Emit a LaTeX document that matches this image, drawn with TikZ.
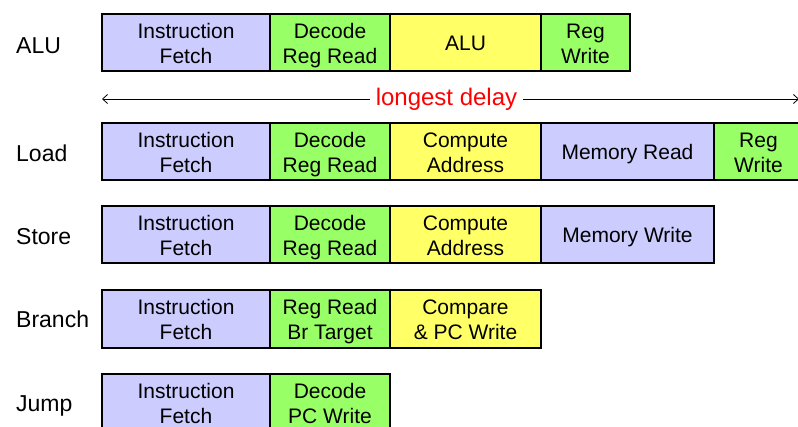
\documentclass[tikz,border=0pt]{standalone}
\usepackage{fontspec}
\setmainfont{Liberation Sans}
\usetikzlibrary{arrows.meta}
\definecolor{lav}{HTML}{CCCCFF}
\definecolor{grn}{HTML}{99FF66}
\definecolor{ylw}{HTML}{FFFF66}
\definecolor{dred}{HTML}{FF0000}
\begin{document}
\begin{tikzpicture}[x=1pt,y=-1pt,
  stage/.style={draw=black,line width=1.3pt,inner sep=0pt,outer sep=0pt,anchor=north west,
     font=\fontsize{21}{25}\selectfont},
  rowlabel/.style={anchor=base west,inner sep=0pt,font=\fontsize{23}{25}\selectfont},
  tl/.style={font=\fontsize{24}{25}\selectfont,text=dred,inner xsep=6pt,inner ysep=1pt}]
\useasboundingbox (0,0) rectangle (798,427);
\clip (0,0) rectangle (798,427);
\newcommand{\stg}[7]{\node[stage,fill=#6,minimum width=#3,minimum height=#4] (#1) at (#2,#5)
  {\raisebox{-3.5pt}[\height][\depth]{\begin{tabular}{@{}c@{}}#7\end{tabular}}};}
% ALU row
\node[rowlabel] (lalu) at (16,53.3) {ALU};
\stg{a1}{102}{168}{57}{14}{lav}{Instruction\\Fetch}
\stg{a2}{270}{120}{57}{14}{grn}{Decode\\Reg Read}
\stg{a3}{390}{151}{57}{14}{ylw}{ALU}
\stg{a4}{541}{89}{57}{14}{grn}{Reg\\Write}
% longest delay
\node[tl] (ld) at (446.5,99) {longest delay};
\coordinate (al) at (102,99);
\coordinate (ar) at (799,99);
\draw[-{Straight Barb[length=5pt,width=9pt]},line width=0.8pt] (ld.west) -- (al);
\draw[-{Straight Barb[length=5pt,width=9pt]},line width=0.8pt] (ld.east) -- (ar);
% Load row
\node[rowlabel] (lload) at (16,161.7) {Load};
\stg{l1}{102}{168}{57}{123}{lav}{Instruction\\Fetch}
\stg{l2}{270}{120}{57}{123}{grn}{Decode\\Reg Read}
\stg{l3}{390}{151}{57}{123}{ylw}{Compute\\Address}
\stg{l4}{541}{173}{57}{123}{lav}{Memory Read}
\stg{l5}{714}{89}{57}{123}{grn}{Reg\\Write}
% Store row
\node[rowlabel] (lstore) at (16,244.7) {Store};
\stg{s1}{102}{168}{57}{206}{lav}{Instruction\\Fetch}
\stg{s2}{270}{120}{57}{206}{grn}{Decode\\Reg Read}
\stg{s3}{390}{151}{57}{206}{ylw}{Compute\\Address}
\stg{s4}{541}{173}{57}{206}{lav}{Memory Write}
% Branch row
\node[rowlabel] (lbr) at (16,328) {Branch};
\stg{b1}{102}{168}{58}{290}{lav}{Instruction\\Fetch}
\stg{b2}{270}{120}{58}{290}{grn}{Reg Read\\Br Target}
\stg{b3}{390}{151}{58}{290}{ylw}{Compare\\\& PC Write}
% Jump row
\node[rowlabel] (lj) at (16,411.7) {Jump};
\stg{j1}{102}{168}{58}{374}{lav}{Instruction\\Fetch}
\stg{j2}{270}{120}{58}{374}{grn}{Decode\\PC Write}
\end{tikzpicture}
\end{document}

--

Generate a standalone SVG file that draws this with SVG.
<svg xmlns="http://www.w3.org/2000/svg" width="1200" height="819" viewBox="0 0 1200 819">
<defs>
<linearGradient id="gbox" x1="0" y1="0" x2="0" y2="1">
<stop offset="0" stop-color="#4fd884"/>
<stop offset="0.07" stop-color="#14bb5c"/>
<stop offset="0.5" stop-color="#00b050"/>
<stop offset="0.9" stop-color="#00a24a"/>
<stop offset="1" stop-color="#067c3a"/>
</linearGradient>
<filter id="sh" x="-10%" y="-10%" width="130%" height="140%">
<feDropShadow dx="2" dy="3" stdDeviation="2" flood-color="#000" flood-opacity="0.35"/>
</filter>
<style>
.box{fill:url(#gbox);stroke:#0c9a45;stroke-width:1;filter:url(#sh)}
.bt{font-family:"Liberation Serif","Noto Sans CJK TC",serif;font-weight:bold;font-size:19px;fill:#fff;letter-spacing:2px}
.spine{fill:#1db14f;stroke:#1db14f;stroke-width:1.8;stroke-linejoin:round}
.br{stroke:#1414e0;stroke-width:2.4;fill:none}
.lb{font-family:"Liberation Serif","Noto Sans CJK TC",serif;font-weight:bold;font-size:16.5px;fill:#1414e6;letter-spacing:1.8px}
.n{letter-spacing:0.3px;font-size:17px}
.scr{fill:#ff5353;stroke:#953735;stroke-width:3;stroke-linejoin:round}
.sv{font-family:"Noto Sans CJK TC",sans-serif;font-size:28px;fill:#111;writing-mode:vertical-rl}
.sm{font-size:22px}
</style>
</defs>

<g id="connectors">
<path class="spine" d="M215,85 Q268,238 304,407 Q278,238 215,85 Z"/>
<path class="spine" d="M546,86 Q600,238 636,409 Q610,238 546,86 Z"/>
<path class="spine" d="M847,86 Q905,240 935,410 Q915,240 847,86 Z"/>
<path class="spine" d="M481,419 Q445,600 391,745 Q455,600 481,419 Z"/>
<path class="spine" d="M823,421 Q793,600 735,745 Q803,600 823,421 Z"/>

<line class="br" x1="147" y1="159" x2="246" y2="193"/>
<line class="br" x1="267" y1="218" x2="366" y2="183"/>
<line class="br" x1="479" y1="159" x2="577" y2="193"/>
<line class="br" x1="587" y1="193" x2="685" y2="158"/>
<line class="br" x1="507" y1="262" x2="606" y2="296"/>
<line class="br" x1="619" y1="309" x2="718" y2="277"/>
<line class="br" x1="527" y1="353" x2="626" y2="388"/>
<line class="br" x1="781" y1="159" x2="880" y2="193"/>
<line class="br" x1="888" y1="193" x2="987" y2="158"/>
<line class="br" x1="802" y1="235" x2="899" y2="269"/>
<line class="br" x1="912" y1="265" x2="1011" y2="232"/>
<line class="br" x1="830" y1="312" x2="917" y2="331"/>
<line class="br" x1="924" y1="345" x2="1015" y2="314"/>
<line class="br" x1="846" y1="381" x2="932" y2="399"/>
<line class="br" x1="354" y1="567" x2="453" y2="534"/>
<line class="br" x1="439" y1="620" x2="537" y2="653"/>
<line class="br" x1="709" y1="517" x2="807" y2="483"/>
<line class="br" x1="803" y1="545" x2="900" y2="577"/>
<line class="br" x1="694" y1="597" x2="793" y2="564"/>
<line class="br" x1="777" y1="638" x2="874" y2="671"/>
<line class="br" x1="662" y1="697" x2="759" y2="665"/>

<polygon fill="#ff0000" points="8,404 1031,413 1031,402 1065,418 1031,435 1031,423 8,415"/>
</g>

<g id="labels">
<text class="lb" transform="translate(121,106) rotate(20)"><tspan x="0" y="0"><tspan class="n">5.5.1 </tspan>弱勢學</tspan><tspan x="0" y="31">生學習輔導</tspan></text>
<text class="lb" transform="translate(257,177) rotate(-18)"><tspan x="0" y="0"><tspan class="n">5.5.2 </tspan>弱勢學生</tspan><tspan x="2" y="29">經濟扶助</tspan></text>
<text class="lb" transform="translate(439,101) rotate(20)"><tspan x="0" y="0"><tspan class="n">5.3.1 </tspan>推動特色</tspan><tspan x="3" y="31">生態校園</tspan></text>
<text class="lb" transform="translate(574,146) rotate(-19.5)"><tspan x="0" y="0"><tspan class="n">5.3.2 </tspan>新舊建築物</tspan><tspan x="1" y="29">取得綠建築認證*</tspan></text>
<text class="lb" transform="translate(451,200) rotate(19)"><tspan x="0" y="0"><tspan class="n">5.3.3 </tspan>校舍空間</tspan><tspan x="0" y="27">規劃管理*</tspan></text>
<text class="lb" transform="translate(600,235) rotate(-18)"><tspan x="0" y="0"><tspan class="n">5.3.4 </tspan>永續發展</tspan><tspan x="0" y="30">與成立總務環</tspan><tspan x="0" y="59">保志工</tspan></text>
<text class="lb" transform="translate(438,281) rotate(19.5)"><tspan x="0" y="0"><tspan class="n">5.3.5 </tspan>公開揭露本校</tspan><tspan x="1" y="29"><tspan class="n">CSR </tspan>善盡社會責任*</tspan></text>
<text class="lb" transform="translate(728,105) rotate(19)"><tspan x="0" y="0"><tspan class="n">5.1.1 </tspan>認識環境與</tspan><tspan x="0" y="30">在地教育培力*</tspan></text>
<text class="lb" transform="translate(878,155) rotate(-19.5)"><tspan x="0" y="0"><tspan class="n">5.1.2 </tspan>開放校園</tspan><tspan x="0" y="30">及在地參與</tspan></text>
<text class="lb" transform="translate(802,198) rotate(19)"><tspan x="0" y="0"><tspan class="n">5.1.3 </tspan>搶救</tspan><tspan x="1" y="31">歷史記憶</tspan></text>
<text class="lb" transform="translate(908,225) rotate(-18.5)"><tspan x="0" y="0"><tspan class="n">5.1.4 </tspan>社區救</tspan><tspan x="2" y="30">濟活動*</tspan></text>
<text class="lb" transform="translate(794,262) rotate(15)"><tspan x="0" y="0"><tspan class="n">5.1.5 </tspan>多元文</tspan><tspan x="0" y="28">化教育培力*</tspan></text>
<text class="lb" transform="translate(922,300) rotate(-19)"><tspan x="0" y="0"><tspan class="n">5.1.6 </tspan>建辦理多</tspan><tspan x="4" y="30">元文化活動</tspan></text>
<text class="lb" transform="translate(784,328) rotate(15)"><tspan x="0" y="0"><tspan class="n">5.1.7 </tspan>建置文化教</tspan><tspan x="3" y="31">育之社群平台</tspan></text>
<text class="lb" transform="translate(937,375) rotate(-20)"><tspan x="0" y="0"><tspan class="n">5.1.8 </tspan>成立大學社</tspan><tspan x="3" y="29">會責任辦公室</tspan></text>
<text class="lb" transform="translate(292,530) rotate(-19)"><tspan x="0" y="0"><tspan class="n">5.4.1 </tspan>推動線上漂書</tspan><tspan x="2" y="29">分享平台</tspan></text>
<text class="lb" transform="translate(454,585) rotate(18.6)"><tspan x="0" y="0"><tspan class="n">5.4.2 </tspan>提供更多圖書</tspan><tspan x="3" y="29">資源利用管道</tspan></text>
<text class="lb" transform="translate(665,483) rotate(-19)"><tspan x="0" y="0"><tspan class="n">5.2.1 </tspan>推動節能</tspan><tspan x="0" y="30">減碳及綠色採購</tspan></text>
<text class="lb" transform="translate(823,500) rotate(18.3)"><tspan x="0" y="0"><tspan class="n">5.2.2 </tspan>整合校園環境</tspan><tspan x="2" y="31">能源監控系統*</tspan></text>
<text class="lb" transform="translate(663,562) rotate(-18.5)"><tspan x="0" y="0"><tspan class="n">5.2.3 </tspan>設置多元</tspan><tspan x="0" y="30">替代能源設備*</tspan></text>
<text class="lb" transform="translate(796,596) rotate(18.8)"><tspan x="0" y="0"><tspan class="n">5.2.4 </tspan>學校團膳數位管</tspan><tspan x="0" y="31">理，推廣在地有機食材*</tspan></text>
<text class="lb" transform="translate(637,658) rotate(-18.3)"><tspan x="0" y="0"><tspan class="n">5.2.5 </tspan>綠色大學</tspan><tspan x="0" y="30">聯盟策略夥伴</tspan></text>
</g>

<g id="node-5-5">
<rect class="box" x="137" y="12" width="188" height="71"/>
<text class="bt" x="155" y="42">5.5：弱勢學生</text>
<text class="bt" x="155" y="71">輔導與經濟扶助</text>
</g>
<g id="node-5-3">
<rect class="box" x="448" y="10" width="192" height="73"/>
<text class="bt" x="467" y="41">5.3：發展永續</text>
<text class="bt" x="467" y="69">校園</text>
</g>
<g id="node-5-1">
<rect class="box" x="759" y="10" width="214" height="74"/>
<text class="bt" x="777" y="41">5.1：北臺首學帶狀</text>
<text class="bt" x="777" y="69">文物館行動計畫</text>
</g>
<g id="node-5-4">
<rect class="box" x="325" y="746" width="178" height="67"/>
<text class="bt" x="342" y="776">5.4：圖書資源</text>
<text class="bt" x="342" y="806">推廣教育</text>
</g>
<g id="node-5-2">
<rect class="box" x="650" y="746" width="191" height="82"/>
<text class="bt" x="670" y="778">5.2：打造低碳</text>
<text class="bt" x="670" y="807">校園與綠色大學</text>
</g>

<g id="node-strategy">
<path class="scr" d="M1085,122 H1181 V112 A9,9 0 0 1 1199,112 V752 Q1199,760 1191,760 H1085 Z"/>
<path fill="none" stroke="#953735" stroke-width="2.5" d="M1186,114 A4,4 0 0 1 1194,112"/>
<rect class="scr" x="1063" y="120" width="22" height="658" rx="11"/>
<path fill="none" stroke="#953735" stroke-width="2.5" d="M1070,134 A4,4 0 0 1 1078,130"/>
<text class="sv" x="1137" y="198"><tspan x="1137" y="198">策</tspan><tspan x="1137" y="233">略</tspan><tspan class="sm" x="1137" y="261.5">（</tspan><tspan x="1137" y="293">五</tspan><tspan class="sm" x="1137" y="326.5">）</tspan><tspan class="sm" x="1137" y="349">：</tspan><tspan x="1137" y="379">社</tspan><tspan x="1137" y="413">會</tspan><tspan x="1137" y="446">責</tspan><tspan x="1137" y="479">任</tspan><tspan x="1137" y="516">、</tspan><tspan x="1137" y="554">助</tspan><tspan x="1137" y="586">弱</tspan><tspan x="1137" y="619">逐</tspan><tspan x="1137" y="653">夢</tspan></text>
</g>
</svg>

...

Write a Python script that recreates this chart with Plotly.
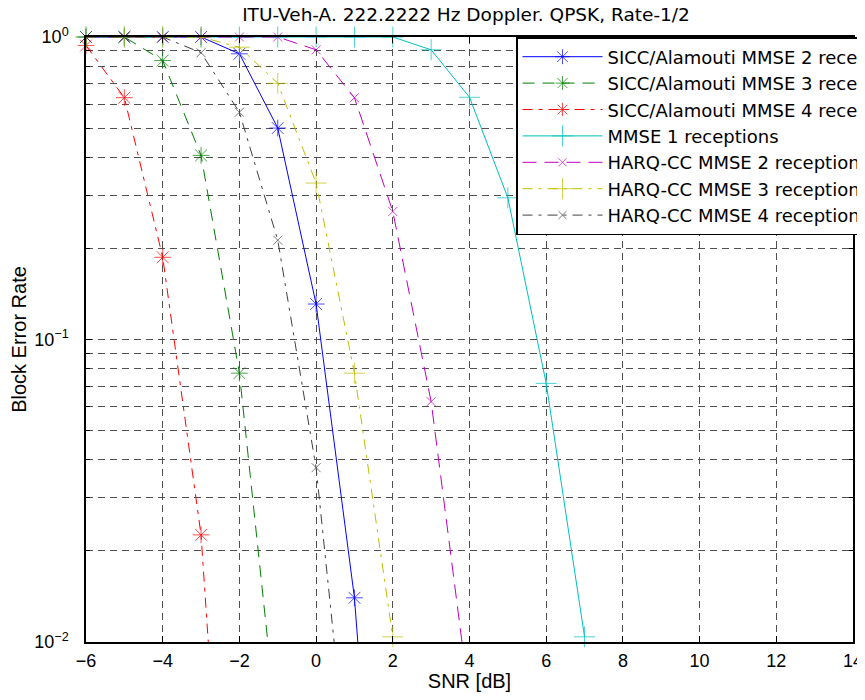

What the exercise asks: Exactly the lines from the line containing "Generate a standalone" to the line containing "Q793,600 735,745 Q803,600", both included, are to be set down; no other line belongs in the answer.

Answer for the task:
Generate a standalone SVG file that draws this with SVG.
<svg xmlns="http://www.w3.org/2000/svg" width="1200" height="819" viewBox="0 0 1200 819">
<defs>
<linearGradient id="gbox" x1="0" y1="0" x2="0" y2="1">
<stop offset="0" stop-color="#4fd884"/>
<stop offset="0.07" stop-color="#14bb5c"/>
<stop offset="0.5" stop-color="#00b050"/>
<stop offset="0.9" stop-color="#00a24a"/>
<stop offset="1" stop-color="#067c3a"/>
</linearGradient>
<filter id="sh" x="-10%" y="-10%" width="130%" height="140%">
<feDropShadow dx="2" dy="3" stdDeviation="2" flood-color="#000" flood-opacity="0.35"/>
</filter>
<style>
.box{fill:url(#gbox);stroke:#0c9a45;stroke-width:1;filter:url(#sh)}
.bt{font-family:"Liberation Serif","Noto Sans CJK TC",serif;font-weight:bold;font-size:19px;fill:#fff;letter-spacing:2px}
.spine{fill:#1db14f;stroke:#1db14f;stroke-width:1.8;stroke-linejoin:round}
.br{stroke:#1414e0;stroke-width:2.4;fill:none}
.lb{font-family:"Liberation Serif","Noto Sans CJK TC",serif;font-weight:bold;font-size:16.5px;fill:#1414e6;letter-spacing:1.8px}
.n{letter-spacing:0.3px;font-size:17px}
.scr{fill:#ff5353;stroke:#953735;stroke-width:3;stroke-linejoin:round}
.sv{font-family:"Noto Sans CJK TC",sans-serif;font-size:28px;fill:#111;writing-mode:vertical-rl}
.sm{font-size:22px}
</style>
</defs>

<g id="connectors">
<path class="spine" d="M215,85 Q268,238 304,407 Q278,238 215,85 Z"/>
<path class="spine" d="M546,86 Q600,238 636,409 Q610,238 546,86 Z"/>
<path class="spine" d="M847,86 Q905,240 935,410 Q915,240 847,86 Z"/>
<path class="spine" d="M481,419 Q445,600 391,745 Q455,600 481,419 Z"/>
<path class="spine" d="M823,421 Q793,600 735,745 Q803,600 823,421 Z"/>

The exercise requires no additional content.